• [Required task]: Scan the listing below and copy every line holding "seaborn".

• [Data lines]:
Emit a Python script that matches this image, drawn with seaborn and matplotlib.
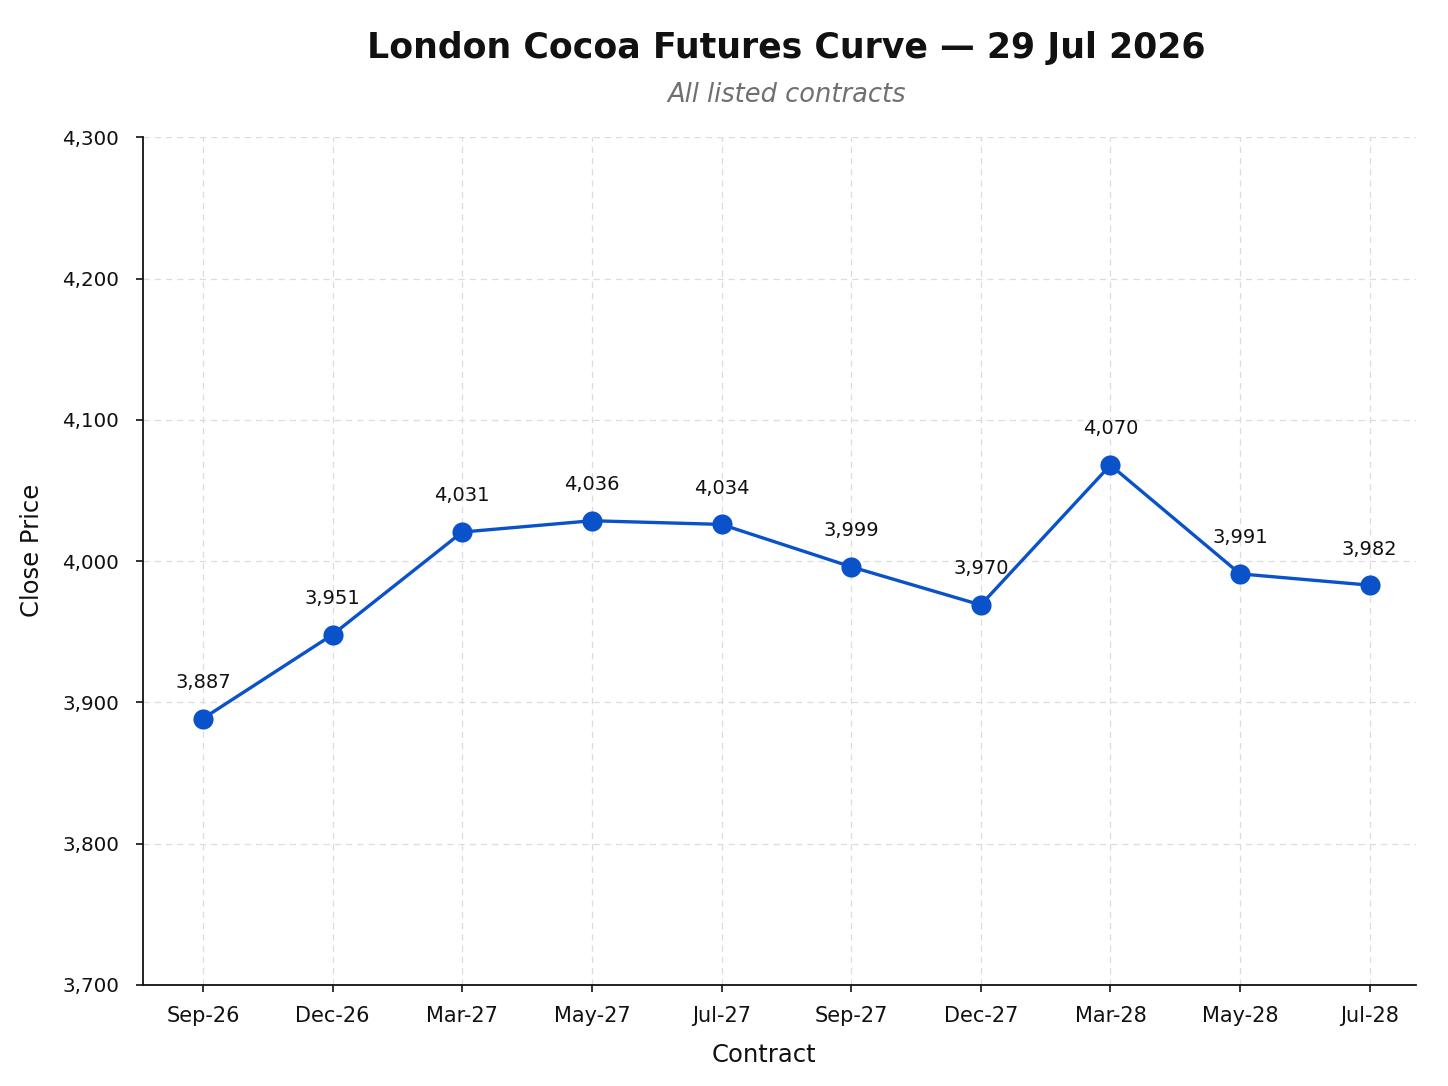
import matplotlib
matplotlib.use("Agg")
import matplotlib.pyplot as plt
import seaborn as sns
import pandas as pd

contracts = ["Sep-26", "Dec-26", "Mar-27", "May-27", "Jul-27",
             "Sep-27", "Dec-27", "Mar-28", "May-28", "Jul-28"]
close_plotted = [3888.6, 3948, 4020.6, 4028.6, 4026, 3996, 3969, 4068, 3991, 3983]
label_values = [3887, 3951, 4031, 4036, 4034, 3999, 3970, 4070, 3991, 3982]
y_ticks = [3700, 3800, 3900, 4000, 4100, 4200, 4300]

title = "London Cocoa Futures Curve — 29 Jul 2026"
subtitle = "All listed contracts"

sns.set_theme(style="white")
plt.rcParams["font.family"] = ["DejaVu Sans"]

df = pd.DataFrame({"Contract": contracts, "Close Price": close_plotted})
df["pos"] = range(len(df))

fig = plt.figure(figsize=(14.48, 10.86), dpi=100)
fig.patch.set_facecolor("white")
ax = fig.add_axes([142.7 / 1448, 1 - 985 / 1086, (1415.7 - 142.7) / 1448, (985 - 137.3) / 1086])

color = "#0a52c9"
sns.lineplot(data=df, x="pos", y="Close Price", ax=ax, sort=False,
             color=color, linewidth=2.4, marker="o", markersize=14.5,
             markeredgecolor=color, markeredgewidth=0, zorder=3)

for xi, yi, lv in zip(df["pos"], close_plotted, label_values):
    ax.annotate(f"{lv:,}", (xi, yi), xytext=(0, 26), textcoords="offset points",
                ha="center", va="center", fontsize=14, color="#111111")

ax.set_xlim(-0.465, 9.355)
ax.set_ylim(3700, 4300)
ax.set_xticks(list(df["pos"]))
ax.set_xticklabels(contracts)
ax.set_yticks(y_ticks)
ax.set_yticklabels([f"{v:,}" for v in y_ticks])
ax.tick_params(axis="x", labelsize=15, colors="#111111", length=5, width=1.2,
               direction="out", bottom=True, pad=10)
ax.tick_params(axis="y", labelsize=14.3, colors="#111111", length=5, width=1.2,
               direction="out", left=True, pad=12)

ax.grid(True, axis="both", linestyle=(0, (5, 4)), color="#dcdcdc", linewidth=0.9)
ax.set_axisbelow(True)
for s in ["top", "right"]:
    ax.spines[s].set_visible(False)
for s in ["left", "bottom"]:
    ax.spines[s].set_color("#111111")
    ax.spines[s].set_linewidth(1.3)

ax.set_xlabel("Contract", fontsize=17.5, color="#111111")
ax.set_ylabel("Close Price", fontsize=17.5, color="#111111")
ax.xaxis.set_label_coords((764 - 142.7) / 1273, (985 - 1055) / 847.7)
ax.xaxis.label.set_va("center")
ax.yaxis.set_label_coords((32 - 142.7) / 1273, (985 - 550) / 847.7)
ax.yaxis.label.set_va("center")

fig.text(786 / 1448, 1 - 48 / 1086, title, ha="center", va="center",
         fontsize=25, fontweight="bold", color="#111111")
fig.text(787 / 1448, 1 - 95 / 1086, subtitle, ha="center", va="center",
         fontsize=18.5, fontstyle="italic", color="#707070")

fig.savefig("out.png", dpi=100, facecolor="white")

• [Output for this exercise]:
Emit a Python script that matches this image, drawn with seaborn and matplotlib.
import seaborn as sns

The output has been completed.